Do you have a basic knowledge of second-order partial differential equations? You should probably get some before attempting to solve this.

Also, if we look at binary stars, they are both attracted to each other with a similar force due to their masses. What strength is required for this to happen? If I were to put two cars in space, they certainly wouldn't be massive enough to pull at each other. But how big/close together would two objects have to be in order for this to happen?

Same, but two cars actually are massive enough to pull at each other, just rather weakly. There's also a good chance they'll be gravitationally bound (assuming that's what you mean.)

I believe that I understand it... Unless there's something fundamental that I'm missing, but I'm not sure what that would be.
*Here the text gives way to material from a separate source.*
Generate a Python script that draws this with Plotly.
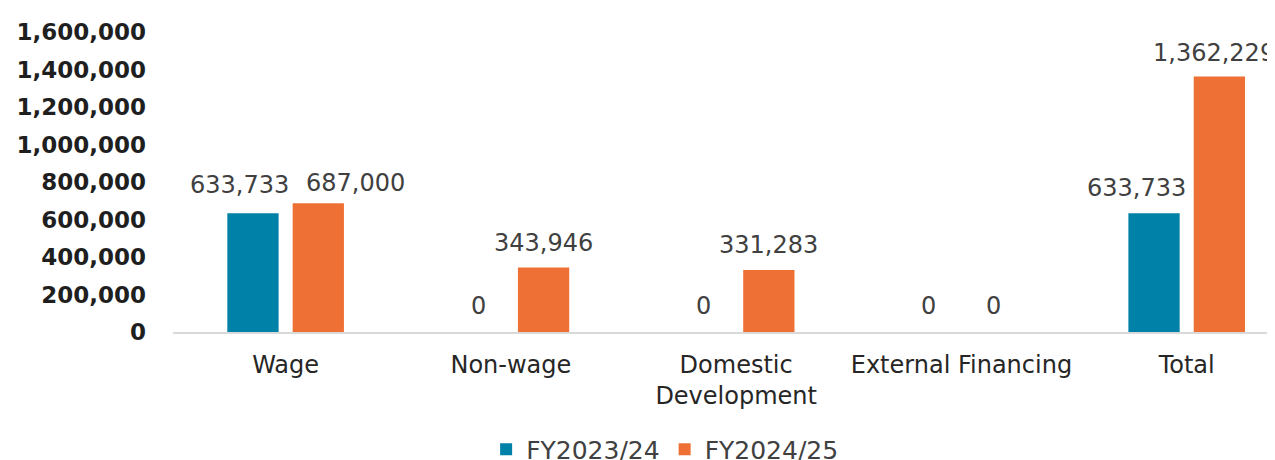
import plotly.graph_objects as go

categories = ["Wage", "Non-wage", "Domestic<br>Development", "External Financing", "Total"]
series_names = ["FY2023/24", "FY2024/25"]
fy2023 = [633733, 0, 0, 0, 633733]
fy2024 = [687000, 343946, 331283, 0, 1362229]
y_ticks = [0, 200000, 400000, 600000, 800000, 1000000, 1200000, 1400000, 1600000]

# label placement nudges (pixels), as in the reference layout
label_dx = [[-14, 0, 0, 0, -18], [37, 0, 0, 0, -5]]
label_dy = [[12, 10, 10, 10, 9], [4, 9, 9, 10, 8]]

colors = ["#0081A7", "#EE7034"]
FONT = "DejaVu Sans"
TXT = "#404040"

fig = go.Figure()
for name, vals, col in zip(series_names, [fy2023, fy2024], colors):
    fig.add_trace(go.Bar(x=categories, y=vals, name=name, marker=dict(color=col, line=dict(width=0))))

# value labels
for s, (vals, shift) in enumerate(zip([fy2023, fy2024], [-32.5, 32.5])):
    for i, (c, v) in enumerate(zip(categories, vals)):
        fig.add_annotation(x=c, y=v, text=f"{v:,}", showarrow=False,
                           xshift=shift + label_dx[s][i],
                           yanchor="bottom", yshift=label_dy[s][i],
                           font=dict(family=FONT, size=24, color=TXT))

fig.update_layout(
    width=1275, height=460,
    margin=dict(l=165, r=8, t=24, b=136, autoexpand=False),
    plot_bgcolor="white", paper_bgcolor="white",
    barmode="group", bargap=0.42, bargroupgap=0.215,
    font=dict(family=FONT, color=TXT),
    showlegend=True,
    legend=dict(orientation="h", xref="container", yref="container", x=0.375, y=0.04,
                xanchor="left", yanchor="middle", font=dict(size=25, color=TXT),
                itemwidth=30, traceorder="normal", tracegroupgap=0),
)
fig.update_xaxes(range=[-0.5, 4.392], showline=True, linecolor="#D9D9D9", linewidth=2,
                 ticks="", tickfont=dict(size=24, color="#262626"), showgrid=False,
                 automargin=False, ticklabelstandoff=10)
fig.update_yaxes(range=[0, 1600000], tickvals=y_ticks,
                 ticktext=[f"<b>{t:,}</b>" for t in y_ticks],
                 tickfont=dict(size=23, color="#1F1F1F"), showgrid=False, zeroline=False,
                 ticklabelstandoff=26, automargin=False)

fig.write_html("out.html")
I just wondered how much force is required for one object to orbit another. I understand that there's no set answer to this question, but I was just hoping for some sort of ballpark estimate.
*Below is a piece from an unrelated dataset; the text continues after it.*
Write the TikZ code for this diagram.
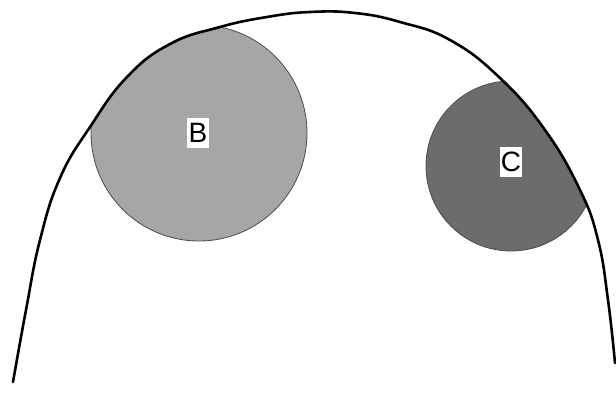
\documentclass[tikz,border=0pt]{standalone}
\usepackage{fontspec}
\setsansfont{Liberation Sans}
\usetikzlibrary{positioning}
\definecolor{SpotLight}{HTML}{A6A6A6}
\definecolor{SpotDark}{HTML}{6C6C6C}

\begin{document}
\begin{tikzpicture}[
    x=1pt,
    y=-1pt,
    spot/.style={draw=black!70, line width=0.8pt},
    tag/.style={
        fill=white,
        inner sep=0pt,
        minimum width=22pt,
        minimum height=30pt,
        font=\sffamily\fontsize{28}{30}\selectfont
    },
    arch/.style={line width=2.6pt, line cap=round}
]

% =====================================================
% FRAME
% =====================================================
\useasboundingbox (0,0) rectangle (616,394);

% =====================================================
% SPOTS (kept inside the arch)
% =====================================================
\begin{scope}
    \clip plot[smooth, tension=0.75] coordinates {
        (13,382) (26,310) (40,240) (60,178) (90,127) (127,77)
        (170,44) (220,27) (267,17) (310,12) (355,13) (400,22)
        (450,40) (500,78) (545,130) (580,190) (598,240) (608,300)
        (615,363)
    } -- cycle;

    % spot B
    \filldraw[spot, fill=SpotLight] (199,133) circle (108);

    % spot C
    \filldraw[spot, fill=SpotDark] (511,166) circle (85);
\end{scope}

% =====================================================
% ARCH OUTLINE
% =====================================================
\draw[arch] plot[smooth, tension=0.75] coordinates {
    (13,382) (26,310) (40,240) (60,178) (90,127) (127,77)
    (170,44) (220,27) (267,17) (310,12) (355,13) (400,22)
    (450,40) (500,78) (545,130) (580,190) (598,240) (608,300)
    (615,363)
};

% =====================================================
% LABELS
% =====================================================
\node[tag] (labB) at (198,133) {B};
\node[tag] (labC) at (511,162) {C};

\end{tikzpicture}
\end{document}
And I do understand that the cars would pull at each other with a little amount of force. I'm just unsure how much force would be enough that you could actually observe them being mutually attracted towards each other.

If I were to put two cars in space, they certainly wouldn't be massive enough to pull at each other.

That's not true. The equation which you already know tells you the force of attraction between them. Perhaps you mean that a person could spend a long time watching them and not notice their acceleration toward one another. That's just a matter of being able to notice movement. The hour hand of a clock is moving but it doesn't look like it.

That's not true. The equation which you already know tells you the force of attraction between them. Perhaps you mean that a person could spend a long time watching them and not notice their acceleration toward one another. That's just a matter of being able to notice movement. The hour hand of a clock is moving but it doesn't look like it.
Yes, I made an error when I wrote it out. I meant visibly pull at each other (just with our eyes)

As for what is noticably visible, maybe we can estimate that it's just barely visible if, during a period of time of one second, an object goes from being at rest to having a speed of 1 millimeter per second. If so, that would be an acceleration of a=0.001 m/s^2. Whatever "a" you want to use, solve F=ma to get the necessary values of force and mass.